Stored items:
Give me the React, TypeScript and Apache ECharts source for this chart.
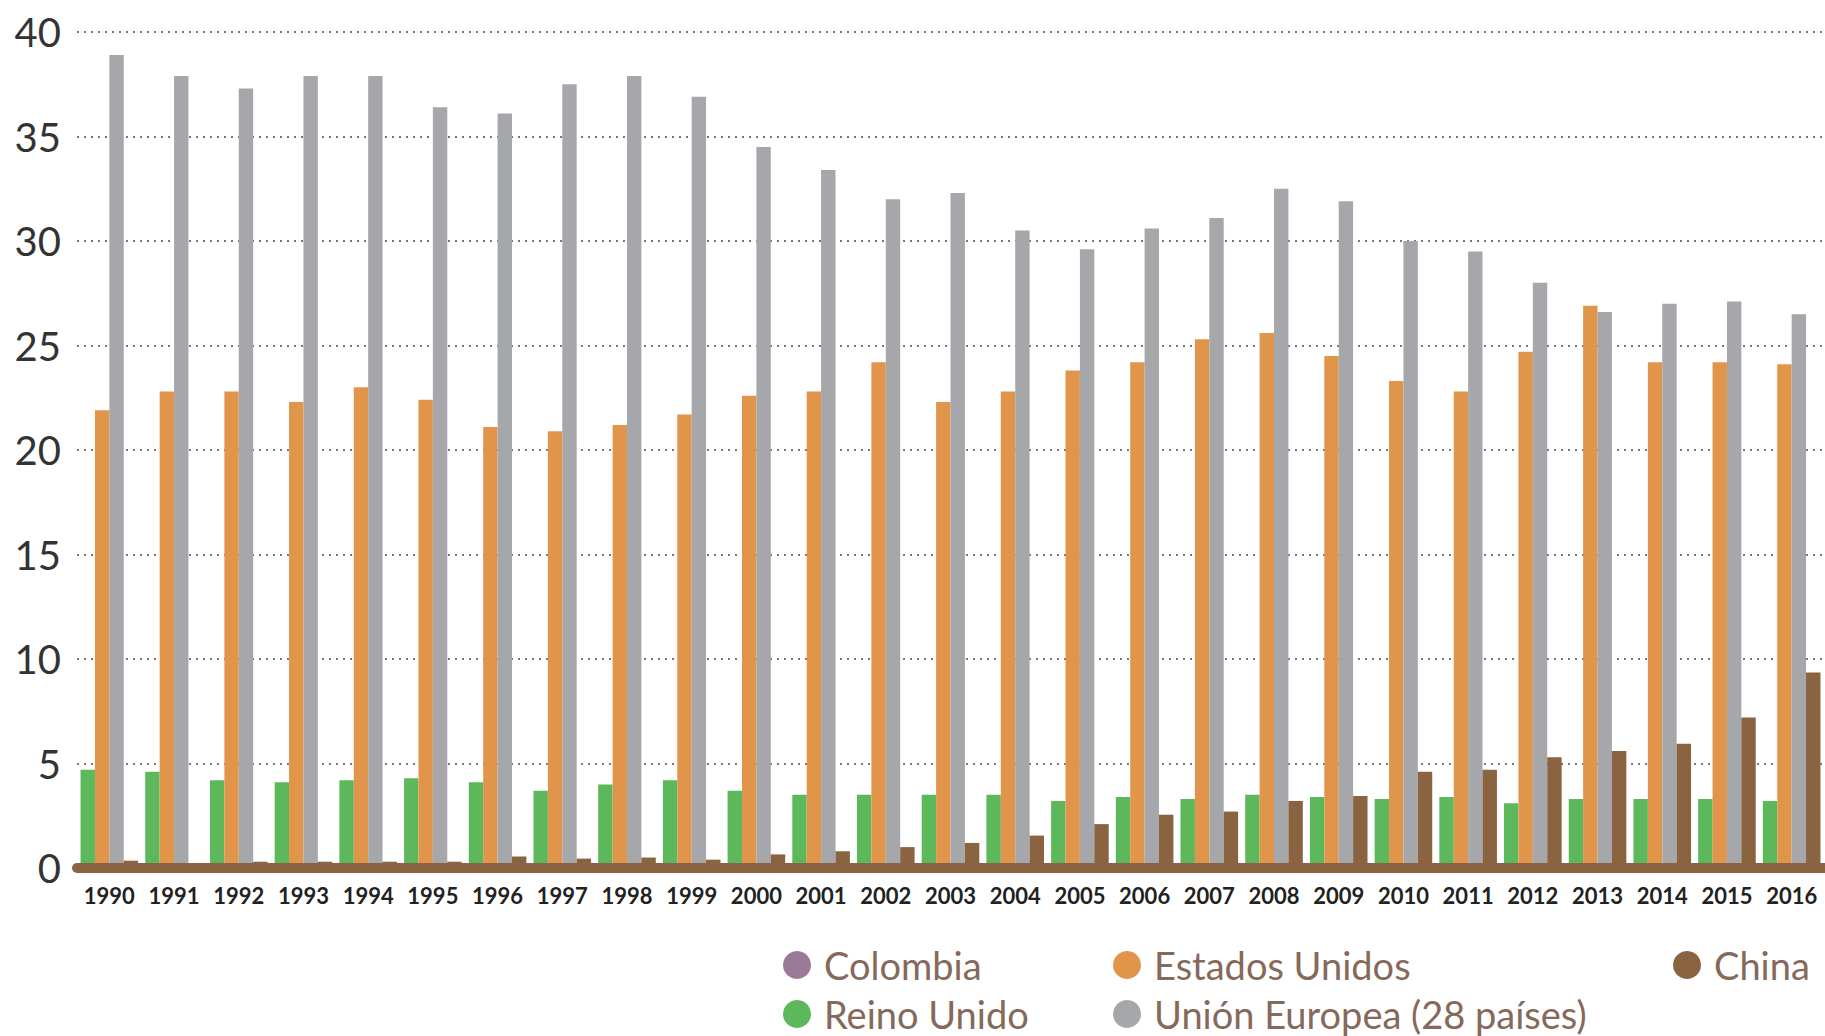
import React, { useEffect, useRef } from "react";
import * as echarts from "echarts";

const years = [
  "1990", "1991", "1992", "1993", "1994", "1995", "1996", "1997", "1998", "1999",
  "2000", "2001", "2002", "2003", "2004", "2005", "2006", "2007", "2008", "2009",
  "2010", "2011", "2012", "2013", "2014", "2015", "2016",
];

// Colombia: no visible bars in the reference
const colombia: (number | null)[] = [];

const reinoUnido = [
  4.7, 4.6, 4.2, 4.1, 4.2, 4.3, 4.1, 3.7, 4.0, 4.2,
  3.7, 3.5, 3.5, 3.5, 3.5, 3.2, 3.4, 3.3, 3.5, 3.4,
  3.3, 3.4, 3.1, 3.3, 3.3, 3.3, 3.2,
];

const estadosUnidos = [
  21.9, 22.8, 22.8, 22.3, 23.0, 22.4, 21.1, 20.9, 21.2, 21.7,
  22.6, 22.8, 24.2, 22.3, 22.8, 23.8, 24.2, 25.3, 25.6, 24.5,
  23.3, 22.8, 24.7, 26.9, 24.2, 24.2, 24.1,
];

const unionEuropea = [
  38.9, 37.9, 37.3, 37.9, 37.9, 36.4, 36.1, 37.5, 37.9, 36.9,
  34.5, 33.4, 32.0, 32.3, 30.5, 29.6, 30.6, 31.1, 32.5, 31.9,
  30.0, 29.5, 28.0, 26.6, 27.0, 27.1, 26.5,
];

const china = [
  0.35, 0.2, 0.3, 0.3, 0.3, 0.3, 0.55, 0.45, 0.5, 0.4,
  0.65, 0.8, 1.0, 1.2, 1.55, 2.1, 2.55, 2.7, 3.2, 3.45,
  4.6, 4.7, 5.3, 5.6, 5.95, 7.2, 9.35,
];

const yTicks = { min: 0, max: 40, interval: 5 };

const C_COLOMBIA = "#9a7a96";
const C_RU = "#5cb85b";
const C_US = "#e0954b";
const C_UE = "#a6a7ab";
const C_CN = "#8a6341";

export default function App() {
  const ref = useRef<HTMLDivElement>(null);

  useEffect(() => {
    if (!ref.current) return;
    const chart = echarts.init(ref.current, undefined, { renderer: "svg" });

    const legendText = {
      color: "#85695a",
      fontFamily: "Lato",
      fontSize: 38,
      lineHeight: 36,
      padding: [0, 0, 0, 8],
    };
    const legendCommon = {
      orient: "horizontal" as const,
      icon: "circle",
      itemWidth: 28,
      itemHeight: 28,
      padding: 0,
      selectedMode: false,
      textStyle: legendText,
    };
    const ROW1 = 946;
    const ROW2 = 995;

    const barCommon = {
      type: "bar" as const,
      barWidth: 14.4,
      barGap: "0%",
    };

    chart.setOption({
      animation: false,
      backgroundColor: "#ffffff",
      grid: { left: 77, right: 1, top: 32, bottom: 168, containLabel: false },
      legend: [
        { ...legendCommon, left: 783, top: ROW1, data: ["Colombia"] },
        { ...legendCommon, left: 783, top: ROW2, data: ["Reino Unido"] },
        { ...legendCommon, left: 1113, top: ROW1, data: ["Estados Unidos"] },
        { ...legendCommon, left: 1113, top: ROW2, data: ["Unión Europea (28 países)"] },
        { ...legendCommon, left: 1673, top: ROW1, data: ["China"] },
      ],
      xAxis: {
        type: "category",
        data: years,
        z: 10,
        axisLine: { show: true, lineStyle: { color: C_CN, width: 10 } },
        axisTick: { show: false },
        axisLabel: {
          color: "#222",
          fontFamily: "Lato",
          fontSize: 22,
          fontWeight: "bold",
          margin: 16,
          interval: 0,
        },
      },
      yAxis: {
        type: "value",
        min: yTicks.min,
        max: yTicks.max,
        interval: yTicks.interval,
        axisLine: { show: false },
        axisTick: { show: false },
        axisLabel: {
          color: "#333",
          fontFamily: "Lato",
          fontSize: 40,
          margin: 16,
        },
        splitLine: {
          show: true,
          lineStyle: { color: "#777", width: 2, type: [2, 5] },
        },
      },
      series: [
        {
          name: "Colombia",
          type: "line",
          data: colombia,
          symbol: "none",
          itemStyle: { color: C_COLOMBIA },
          lineStyle: { color: C_COLOMBIA },
        },
        { ...barCommon, name: "Reino Unido", data: reinoUnido, itemStyle: { color: C_RU } },
        { ...barCommon, name: "Estados Unidos", data: estadosUnidos, itemStyle: { color: C_US } },
        { ...barCommon, name: "Unión Europea (28 países)", data: unionEuropea, itemStyle: { color: C_UE } },
        { ...barCommon, name: "China", data: china, itemStyle: { color: C_CN } },
      ],
    });

    return () => chart.dispose();
  }, []);

  return (
    <div
      ref={ref}
      style={{ position: "fixed", left: 0, top: 0, width: 1825, height: 1036, background: "#fff" }}
    />
  );
}
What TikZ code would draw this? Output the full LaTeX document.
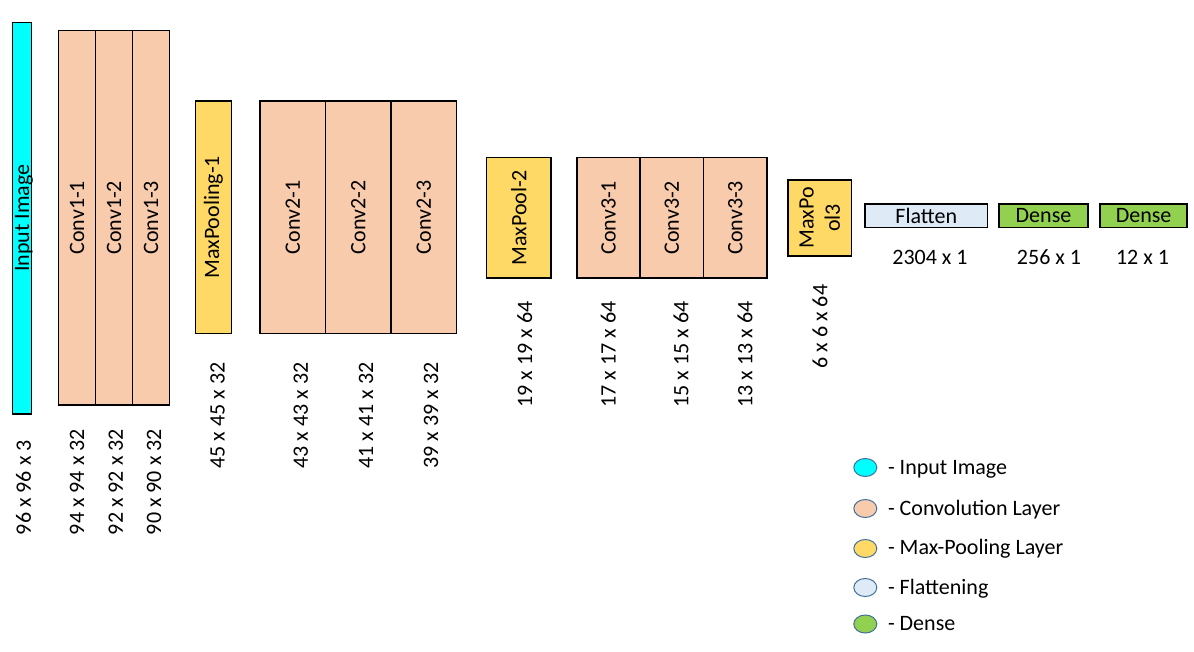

The problem: Quote the data above in full and without alteration; skip the pictures.

The completed task:
Give me the React, TypeScript and Apache ECharts source for this chart.
import React, { useEffect, useRef } from "react";
import * as echarts from "echarts";

const years = [
  "1990", "1991", "1992", "1993", "1994", "1995", "1996", "1997", "1998", "1999",
  "2000", "2001", "2002", "2003", "2004", "2005", "2006", "2007", "2008", "2009",
  "2010", "2011", "2012", "2013", "2014", "2015", "2016",
];

// Colombia: no visible bars in the reference
const colombia: (number | null)[] = [];

const reinoUnido = [
  4.7, 4.6, 4.2, 4.1, 4.2, 4.3, 4.1, 3.7, 4.0, 4.2,
  3.7, 3.5, 3.5, 3.5, 3.5, 3.2, 3.4, 3.3, 3.5, 3.4,
  3.3, 3.4, 3.1, 3.3, 3.3, 3.3, 3.2,
];

const estadosUnidos = [
  21.9, 22.8, 22.8, 22.3, 23.0, 22.4, 21.1, 20.9, 21.2, 21.7,
  22.6, 22.8, 24.2, 22.3, 22.8, 23.8, 24.2, 25.3, 25.6, 24.5,
  23.3, 22.8, 24.7, 26.9, 24.2, 24.2, 24.1,
];

const unionEuropea = [
  38.9, 37.9, 37.3, 37.9, 37.9, 36.4, 36.1, 37.5, 37.9, 36.9,
  34.5, 33.4, 32.0, 32.3, 30.5, 29.6, 30.6, 31.1, 32.5, 31.9,
  30.0, 29.5, 28.0, 26.6, 27.0, 27.1, 26.5,
];

const china = [
  0.35, 0.2, 0.3, 0.3, 0.3, 0.3, 0.55, 0.45, 0.5, 0.4,
  0.65, 0.8, 1.0, 1.2, 1.55, 2.1, 2.55, 2.7, 3.2, 3.45,
  4.6, 4.7, 5.3, 5.6, 5.95, 7.2, 9.35,
];

const yTicks = { min: 0, max: 40, interval: 5 };

const C_COLOMBIA = "#9a7a96";
const C_RU = "#5cb85b";
const C_US = "#e0954b";
const C_UE = "#a6a7ab";
const C_CN = "#8a6341";

export default function App() {
  const ref = useRef<HTMLDivElement>(null);

  useEffect(() => {
    if (!ref.current) return;
    const chart = echarts.init(ref.current, undefined, { renderer: "svg" });

    const legendText = {
      color: "#85695a",
      fontFamily: "Lato",
      fontSize: 38,
      lineHeight: 36,
      padding: [0, 0, 0, 8],
    };
    const legendCommon = {
      orient: "horizontal" as const,
      icon: "circle",
      itemWidth: 28,
      itemHeight: 28,
      padding: 0,
      selectedMode: false,
      textStyle: legendText,
    };
    const ROW1 = 946;
    const ROW2 = 995;

    const barCommon = {
      type: "bar" as const,
      barWidth: 14.4,
      barGap: "0%",
    };

    chart.setOption({
      animation: false,
      backgroundColor: "#ffffff",
      grid: { left: 77, right: 1, top: 32, bottom: 168, containLabel: false },
      legend: [
        { ...legendCommon, left: 783, top: ROW1, data: ["Colombia"] },
        { ...legendCommon, left: 783, top: ROW2, data: ["Reino Unido"] },
        { ...legendCommon, left: 1113, top: ROW1, data: ["Estados Unidos"] },
        { ...legendCommon, left: 1113, top: ROW2, data: ["Unión Europea (28 países)"] },
        { ...legendCommon, left: 1673, top: ROW1, data: ["China"] },
      ],
      xAxis: {
        type: "category",
        data: years,
        z: 10,
        axisLine: { show: true, lineStyle: { color: C_CN, width: 10 } },
        axisTick: { show: false },
        axisLabel: {
          color: "#222",
          fontFamily: "Lato",
          fontSize: 22,
          fontWeight: "bold",
          margin: 16,
          interval: 0,
        },
      },
      yAxis: {
        type: "value",
        min: yTicks.min,
        max: yTicks.max,
        interval: yTicks.interval,
        axisLine: { show: false },
        axisTick: { show: false },
        axisLabel: {
          color: "#333",
          fontFamily: "Lato",
          fontSize: 40,
          margin: 16,
        },
        splitLine: {
          show: true,
          lineStyle: { color: "#777", width: 2, type: [2, 5] },
        },
      },
      series: [
        {
          name: "Colombia",
          type: "line",
          data: colombia,
          symbol: "none",
          itemStyle: { color: C_COLOMBIA },
          lineStyle: { color: C_COLOMBIA },
        },
        { ...barCommon, name: "Reino Unido", data: reinoUnido, itemStyle: { color: C_RU } },
        { ...barCommon, name: "Estados Unidos", data: estadosUnidos, itemStyle: { color: C_US } },
        { ...barCommon, name: "Unión Europea (28 países)", data: unionEuropea, itemStyle: { color: C_UE } },
        { ...barCommon, name: "China", data: china, itemStyle: { color: C_CN } },
      ],
    });

    return () => chart.dispose();
  }, []);

  return (
    <div
      ref={ref}
      style={{ position: "fixed", left: 0, top: 0, width: 1825, height: 1036, background: "#fff" }}
    />
  );
}
What TikZ code would draw this? Output the full LaTeX document.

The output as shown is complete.